No Call. No Show. No Job?
by Susan Martin
One common problem that many employers are forced to deal with is the employee who simply doesn’t show up to work their shift. How many days of unreported absence will be allowed to pass before being considered job abandonment? What impact does the decision have on an unemployment claim? Here’s how local businesses deal with AWOL employees:
Common Employer Practices
According to a 2013 survey of 204 metro St. Louis and central Illinois businesses conducted by AAIM Employers’ Association, 85% of the companies have a written “no call/no show” policy or procedure. The number of consecutive unreported days of absence that are allowed before the employer takes action is typically three days. The majority of survey respondents (92%) also indicate that the typical consequence of “no call/no show” is that the employee is considered having abandoned their job and/or voluntarily terminated their employment.

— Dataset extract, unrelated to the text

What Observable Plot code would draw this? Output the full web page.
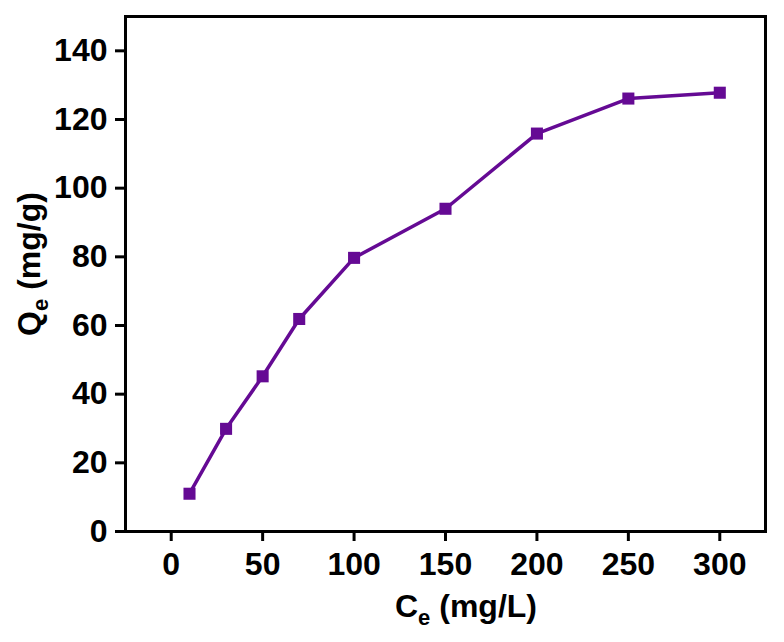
<!DOCTYPE html>
<html>
<head>
<meta charset="utf-8">
<script src="https://cdn.jsdelivr.net/npm/d3@7"></script>
<script src="https://cdn.jsdelivr.net/npm/@observablehq/plot@0.6"></script>
<style>
  html, body { margin: 0; padding: 0; background: #fff; }
  #chart { width: 784px; height: 642px; }
</style>
</head>
<body>
<div id="chart"></div>
<script>
// Equilibrium concentration (mg/L) and adsorption capacity (mg/g)
const ce = [10, 30, 50, 70, 100, 150, 200, 250, 300];
const qe = [11.0, 29.9, 45.2, 61.9, 79.7, 94.0, 115.9, 126.1, 127.8];

const xTicks = [0, 50, 100, 150, 200, 250, 300];
const yTicks = [0, 20, 40, 60, 80, 100, 120, 140];

const purple = "#650a94";
const fontFamily = "'Liberation Sans', Arial, sans-serif";

const data = ce.map((c, i) => ({ce: c, qe: qe[i]}));

const plot = Plot.plot({
  width: 784,
  height: 642,
  marginLeft: 125,
  marginRight: 19,
  marginTop: 16,
  marginBottom: 111,
  x: {domain: [-25, 325]},
  y: {domain: [0, 150]},
  style: {
    fontFamily,
    fontSize: "32px",
    fontWeight: "bold",
    color: "#000",
    background: "#fff",
    overflow: "visible"
  },
  marks: [
    Plot.axisX({ticks: xTicks, tickSize: 10, tickPadding: 11, strokeWidth: 3, label: null, fontSize: 32}),
    Plot.axisY({ticks: yTicks, tickSize: 10, tickPadding: 8, strokeWidth: 3, label: null, fontSize: 32}),
    Plot.line(data, {x: "ce", y: "qe", stroke: purple, strokeWidth: 3.5}),
    Plot.dot(data, {x: "ce", y: "qe", symbol: "square", r: 6.8, fill: purple, stroke: "none"}),
    Plot.frame({stroke: "#000", strokeWidth: 3})
  ]
});

document.getElementById("chart").appendChild(plot);

// Axis titles with subscripts
const svg = d3.select(plot);

const xt = svg.append("text")
  .attr("x", 466)
  .attr("y", 617)
  .attr("text-anchor", "middle")
  .attr("font-family", fontFamily)
  .attr("font-weight", "bold")
  .attr("font-size", 32)
  .attr("fill", "#000");
xt.append("tspan").text("C");
xt.append("tspan").attr("font-size", 22).attr("dy", 8).text("e");
xt.append("tspan").attr("dy", -8).text(" (mg/L)");

const yt = svg.append("text")
  .attr("transform", "translate(40,264) rotate(-90)")
  .attr("text-anchor", "middle")
  .attr("font-family", fontFamily)
  .attr("font-weight", "bold")
  .attr("font-size", 32)
  .attr("fill", "#000");
yt.append("tspan").text("Q");
yt.append("tspan").attr("font-size", 22).attr("dy", 8).text("e");
yt.append("tspan").attr("dy", -8).text(" (mg/g)");
</script>
</body>
</html>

How successful are employers in defending a position of no unemployment benefits? Approximately 68% of the survey respondents indicate success in almost all cases, while another 16% of the companies indicate their unemployment challenges are successful only about half of the time. The remaining 16% of the surveyed companies are either “not very successful” or don’t even try to challenge the unemployment benefits.
Establish Policy
Having a clear policy that states the company’s absence notification procedure as well as the consequences for not showing up is important. Most importantly, make sure the policy or practice is actually applied—and applied consistently.